Consistent evidence has accumulated, demonstrating that Driving Pressure (ΔP) is the key variable linking ventilation strategy to death. Subjects who had lower ΔPs are relatively protected, even when exposed to tidal-volumes or plateau-pressures considered unsafe. Conversely, those exposed to higher ΔPs are systematically unprotected, independently of other ventilatory variables.
ARDS patients commonly present a large inter-individual variability in respiratory-system compliance, to the extent that tidal-volume, if simply scaled to PBW, becomes a poor predictor of ∆P (explaining 14% of its variance, only). Consequently, tidal-volume is a poor predictor of survival or barotrauma.

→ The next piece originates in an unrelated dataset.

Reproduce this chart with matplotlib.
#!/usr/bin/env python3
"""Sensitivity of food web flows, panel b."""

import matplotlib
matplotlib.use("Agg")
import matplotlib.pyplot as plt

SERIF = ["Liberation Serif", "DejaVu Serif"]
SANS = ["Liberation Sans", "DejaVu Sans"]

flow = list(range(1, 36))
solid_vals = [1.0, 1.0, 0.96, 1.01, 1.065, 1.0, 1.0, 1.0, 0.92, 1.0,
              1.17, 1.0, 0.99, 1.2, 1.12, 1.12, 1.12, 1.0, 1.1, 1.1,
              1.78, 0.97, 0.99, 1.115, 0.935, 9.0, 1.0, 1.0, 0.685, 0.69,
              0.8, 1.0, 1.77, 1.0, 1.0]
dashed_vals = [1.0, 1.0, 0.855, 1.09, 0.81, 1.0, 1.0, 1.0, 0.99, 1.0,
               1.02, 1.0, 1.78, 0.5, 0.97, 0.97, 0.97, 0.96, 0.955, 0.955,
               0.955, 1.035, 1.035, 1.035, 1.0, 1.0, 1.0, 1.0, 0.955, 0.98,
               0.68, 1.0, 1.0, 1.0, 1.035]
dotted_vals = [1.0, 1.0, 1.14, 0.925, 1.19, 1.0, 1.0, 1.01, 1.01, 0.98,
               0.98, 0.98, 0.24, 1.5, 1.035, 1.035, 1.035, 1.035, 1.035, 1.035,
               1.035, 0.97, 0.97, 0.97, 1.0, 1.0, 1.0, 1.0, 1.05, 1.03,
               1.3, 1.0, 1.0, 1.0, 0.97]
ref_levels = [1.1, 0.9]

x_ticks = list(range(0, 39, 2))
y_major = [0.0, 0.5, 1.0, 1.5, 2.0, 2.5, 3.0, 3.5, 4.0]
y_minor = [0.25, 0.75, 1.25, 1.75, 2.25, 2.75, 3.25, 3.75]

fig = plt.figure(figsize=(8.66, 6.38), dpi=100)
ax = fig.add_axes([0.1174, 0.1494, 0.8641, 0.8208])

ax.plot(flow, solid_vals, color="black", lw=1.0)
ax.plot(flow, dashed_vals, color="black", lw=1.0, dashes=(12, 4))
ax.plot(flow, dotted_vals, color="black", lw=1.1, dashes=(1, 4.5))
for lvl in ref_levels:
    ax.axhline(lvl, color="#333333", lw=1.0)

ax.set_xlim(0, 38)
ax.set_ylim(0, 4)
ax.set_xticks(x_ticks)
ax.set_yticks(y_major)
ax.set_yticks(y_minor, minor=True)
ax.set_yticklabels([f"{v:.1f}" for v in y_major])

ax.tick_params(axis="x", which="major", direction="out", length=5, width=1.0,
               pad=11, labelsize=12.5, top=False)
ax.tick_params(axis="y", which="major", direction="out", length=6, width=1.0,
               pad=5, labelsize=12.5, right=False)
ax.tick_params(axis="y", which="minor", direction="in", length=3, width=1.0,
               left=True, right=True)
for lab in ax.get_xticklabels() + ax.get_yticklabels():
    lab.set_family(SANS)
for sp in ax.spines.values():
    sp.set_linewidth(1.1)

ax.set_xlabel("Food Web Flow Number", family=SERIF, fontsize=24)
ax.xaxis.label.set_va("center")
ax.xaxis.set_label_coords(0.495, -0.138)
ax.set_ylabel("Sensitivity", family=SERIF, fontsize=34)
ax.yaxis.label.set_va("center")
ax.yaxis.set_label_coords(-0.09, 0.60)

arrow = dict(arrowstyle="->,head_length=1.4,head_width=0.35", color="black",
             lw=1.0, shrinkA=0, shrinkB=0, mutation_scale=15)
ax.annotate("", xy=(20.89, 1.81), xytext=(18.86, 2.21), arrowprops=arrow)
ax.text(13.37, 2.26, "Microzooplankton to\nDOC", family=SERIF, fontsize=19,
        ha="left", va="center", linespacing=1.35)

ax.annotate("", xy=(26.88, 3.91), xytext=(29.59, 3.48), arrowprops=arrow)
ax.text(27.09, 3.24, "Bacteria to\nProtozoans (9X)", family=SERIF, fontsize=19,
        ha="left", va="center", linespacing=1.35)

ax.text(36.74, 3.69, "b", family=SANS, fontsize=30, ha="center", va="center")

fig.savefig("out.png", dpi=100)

Evidence has also accumulated, suggesting that respiratory-rate is another independent parameter that should be directly controlled. We will demonstrate that, by simply focusing on two bedside parameters (driving pressures and respiratory rate), the full benefits of lung protection is obtained. More integrative parameters like mechanical power do not add any relevant information, introducing unnecessary complexity. Dead-space estimates help to choose the optimized combination of driving-pressures and respiratory rate for an individual patient.
After the first 48-72 hours of controlled mechanical ventilation, the promotion of spontaneous efforts is an important strategy to avoid muscle atrophy. By using imaging technologies like EIT, however, we have shown that the combined presence of persisting lung disease, high respiratory drive, and strong diaphragmatic contraction may be disastrous during this assisted phase of mechanical ventilation. In the presence of too strong efforts, the use of conventional protective strategy does not work. Despite an apparently low tidal-volume, marked overstretch of dependent lung regions is common: frequently generating extreme lung deformations, with regional tidal volumes > 15 mL/kg, and equivalent driving-pressures > 20 cmH2O. Novel technics like partial paralysis, phrenic blockage and bedside detectors (with artificial intelligence) to detect dysynchrony are promising tools to promote better patient-ventilator synchrony and to optimize lung protection. We will propose novel technologies and practical tips to estimate “muscle-driving-pressure” at the bedside, and also to detect excessive muscle effort, helping clinicians to keep it within safe limits. Illustrative cases in the pediatric and neonatology field will be also discussed. A dual target during mechanical ventilation will be possible in the next years: lung protection in conjunction with diaphragmatic protection.